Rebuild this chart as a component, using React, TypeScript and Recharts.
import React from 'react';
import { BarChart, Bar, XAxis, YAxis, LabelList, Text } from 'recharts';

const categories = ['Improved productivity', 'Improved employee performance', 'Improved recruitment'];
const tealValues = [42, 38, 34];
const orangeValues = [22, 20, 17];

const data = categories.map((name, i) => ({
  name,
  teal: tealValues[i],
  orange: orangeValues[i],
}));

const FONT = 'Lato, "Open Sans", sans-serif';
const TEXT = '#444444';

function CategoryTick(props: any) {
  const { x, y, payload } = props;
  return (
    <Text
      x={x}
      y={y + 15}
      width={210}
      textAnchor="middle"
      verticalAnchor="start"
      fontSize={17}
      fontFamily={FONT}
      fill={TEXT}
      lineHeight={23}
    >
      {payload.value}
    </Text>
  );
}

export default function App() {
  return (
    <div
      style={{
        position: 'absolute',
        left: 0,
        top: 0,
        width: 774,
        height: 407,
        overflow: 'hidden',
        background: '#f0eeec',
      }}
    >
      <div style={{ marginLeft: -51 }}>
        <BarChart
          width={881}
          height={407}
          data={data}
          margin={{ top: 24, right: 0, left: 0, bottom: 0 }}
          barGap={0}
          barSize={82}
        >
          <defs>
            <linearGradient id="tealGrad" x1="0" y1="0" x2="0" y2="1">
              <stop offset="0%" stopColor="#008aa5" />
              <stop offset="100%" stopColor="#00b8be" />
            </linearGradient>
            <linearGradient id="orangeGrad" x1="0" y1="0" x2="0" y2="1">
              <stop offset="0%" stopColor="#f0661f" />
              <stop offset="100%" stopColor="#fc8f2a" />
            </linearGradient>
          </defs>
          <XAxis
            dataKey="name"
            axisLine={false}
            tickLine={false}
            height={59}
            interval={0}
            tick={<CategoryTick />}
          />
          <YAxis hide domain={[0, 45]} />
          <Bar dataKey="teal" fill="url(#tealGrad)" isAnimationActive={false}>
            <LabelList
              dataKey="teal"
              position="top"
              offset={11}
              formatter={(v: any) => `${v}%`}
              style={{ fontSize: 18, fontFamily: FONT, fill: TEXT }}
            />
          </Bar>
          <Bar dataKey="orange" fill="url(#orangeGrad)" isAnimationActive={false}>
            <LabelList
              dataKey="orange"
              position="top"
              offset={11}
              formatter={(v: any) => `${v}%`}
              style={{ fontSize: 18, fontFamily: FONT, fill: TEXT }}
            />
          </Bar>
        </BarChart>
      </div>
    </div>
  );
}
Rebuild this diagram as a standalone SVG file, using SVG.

========================================================================

* Exercise brief:
Every record above should be output exactly.

* Answer to the exercise:
Rebuild this chart as a component, using React, TypeScript and Recharts.
import React from 'react';
import { BarChart, Bar, XAxis, YAxis, LabelList, Text } from 'recharts';

const categories = ['Improved productivity', 'Improved employee performance', 'Improved recruitment'];
const tealValues = [42, 38, 34];
const orangeValues = [22, 20, 17];

const data = categories.map((name, i) => ({
  name,
  teal: tealValues[i],
  orange: orangeValues[i],
}));

const FONT = 'Lato, "Open Sans", sans-serif';
const TEXT = '#444444';

function CategoryTick(props: any) {
  const { x, y, payload } = props;
  return (
    <Text
      x={x}
      y={y + 15}
      width={210}
      textAnchor="middle"
      verticalAnchor="start"
      fontSize={17}
      fontFamily={FONT}
      fill={TEXT}
      lineHeight={23}
    >
      {payload.value}
    </Text>
  );
}

export default function App() {
  return (
    <div
      style={{
        position: 'absolute',
        left: 0,
        top: 0,
        width: 774,
        height: 407,
        overflow: 'hidden',
        background: '#f0eeec',
      }}
    >
      <div style={{ marginLeft: -51 }}>
        <BarChart
          width={881}
          height={407}
          data={data}
          margin={{ top: 24, right: 0, left: 0, bottom: 0 }}
          barGap={0}
          barSize={82}
        >
          <defs>
            <linearGradient id="tealGrad" x1="0" y1="0" x2="0" y2="1">
              <stop offset="0%" stopColor="#008aa5" />
              <stop offset="100%" stopColor="#00b8be" />
            </linearGradient>
            <linearGradient id="orangeGrad" x1="0" y1="0" x2="0" y2="1">
              <stop offset="0%" stopColor="#f0661f" />
              <stop offset="100%" stopColor="#fc8f2a" />
            </linearGradient>
          </defs>
          <XAxis
            dataKey="name"
            axisLine={false}
            tickLine={false}
            height={59}
            interval={0}
            tick={<CategoryTick />}
          />
          <YAxis hide domain={[0, 45]} />
          <Bar dataKey="teal" fill="url(#tealGrad)" isAnimationActive={false}>
            <LabelList
              dataKey="teal"
              position="top"
              offset={11}
              formatter={(v: any) => `${v}%`}
              style={{ fontSize: 18, fontFamily: FONT, fill: TEXT }}
            />
          </Bar>
          <Bar dataKey="orange" fill="url(#orangeGrad)" isAnimationActive={false}>
            <LabelList
              dataKey="orange"
              position="top"
              offset={11}
              formatter={(v: any) => `${v}%`}
              style={{ fontSize: 18, fontFamily: FONT, fill: TEXT }}
            />
          </Bar>
        </BarChart>
      </div>
    </div>
  );
}
Rebuild this diagram as a standalone SVG file, using SVG.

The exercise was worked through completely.